A Streamlit web application for transcribing audio files to text using a local Whisper model. This app works completely offline without requiring external servers.
- Upload one or multiple audio files for transcription
- Support for various audio formats (MP3, WAV, M4A, OGG, FLAC, AAC)
- Speaker diarization to identify different speakers in the audio
- Language selection (English or Spanish)
- Multiple model size options to balance speed and accuracy
- Download transcription results as text files
- Completely local processing - no data sent to external servers
- Detailed metadata for each transcription (processing time, detected language)
- Installation
- Usage
- Project Structure
- Advanced Usage
- Speaker Diarization
- Model Information
- Requirements
- Performance Considerations
- Contributing
- License
- Clone this repository or download the files:
git clone https://github.com/yourusername/Transcribe_UI.git
cd Transcribe_UI- Create a virtual environment (recommended):
# Using venv
python -m venv venv
# On Windows
venv\Scripts\activate
# On macOS/Linux
source venv/bin/activate- Install the required dependencies:
pip install -r requirements.txt- Install FFmpeg (required for audio processing):
- Windows: Download from FFmpeg website and add to PATH
- Linux:
sudo apt install ffmpeg - macOS:
brew install ffmpeg
- Run the Streamlit app:
streamlit run app.py-
The app will open in your web browser at
http://localhost:8501 -
Select model settings in the sidebar:
- Model size (tiny, base, small, medium, large-v2)
- Language (English or Spanish)
- Compute device (CPU or CUDA for GPU acceleration)
-
Upload one or more audio files using the file uploader
-
Click "Transcribe" for each file you want to process
-
View and download the transcription results
Transcribe_UI/
├── app.py # Main application file
├── requirements.txt # Python dependencies
├── README.md # Project documentation
├── utils/ # Utility functions
│ ├── __init__.py # Package initialization
│ ├── audio.py # Audio processing utilities
│ ├── model.py # Model loading and transcription
│ └── ui.py # UI components and helpers
├── docs/ # Documentation assets
│ └── app_screenshot.png # Application screenshot
└── tests/ # Unit tests
└── test_utils.py # Tests for utility functions
For batch processing of multiple files, simply upload all files at once and click the transcribe button for each file. Results can be downloaded individually.
While the UI currently supports English and Spanish, the underlying Whisper model supports many more languages. Advanced users can modify the language selection options in the code.
The transcription output can be easily integrated with other NLP tools for further processing:
- Text summarization
- Sentiment analysis
- Translation
- Named entity recognition
The app includes speaker diarization capabilities to identify different speakers in your audio files.
- Audio Feature Extraction: The system extracts MFCC (Mel-frequency cepstral coefficients) features from the audio.
- Speaker Clustering: Using spectral clustering algorithms, the system identifies distinct speakers based on audio characteristics.

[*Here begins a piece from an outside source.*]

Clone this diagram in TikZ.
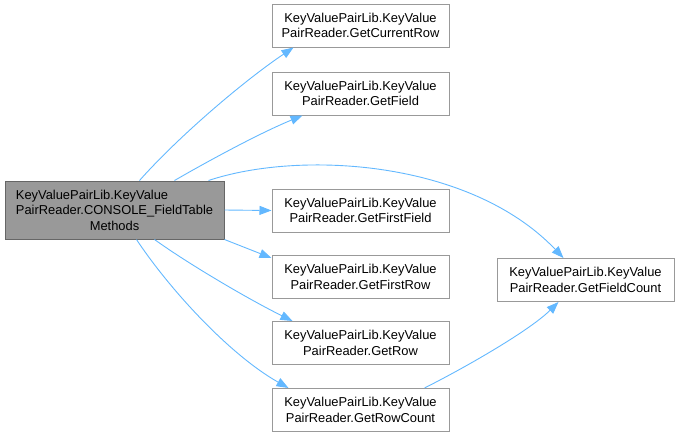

- Segment Labeling: Each segment of the transcription is labeled with a speaker identifier (e.g., SPEAKER_1, SPEAKER_2).
- FFmpeg: Required for audio processing. If FFmpeg is not installed, the app will attempt to use PyDub as a fallback.
- SoundFile: Used for reliable audio loading.
- scikit-learn: Used for the clustering algorithms.
- Number of Speakers: You can specify the expected number of speakers or let the system estimate it automatically.
- Minimum Segment Duration: Controls the minimum length of a speaker segment (default: 1.0 seconds).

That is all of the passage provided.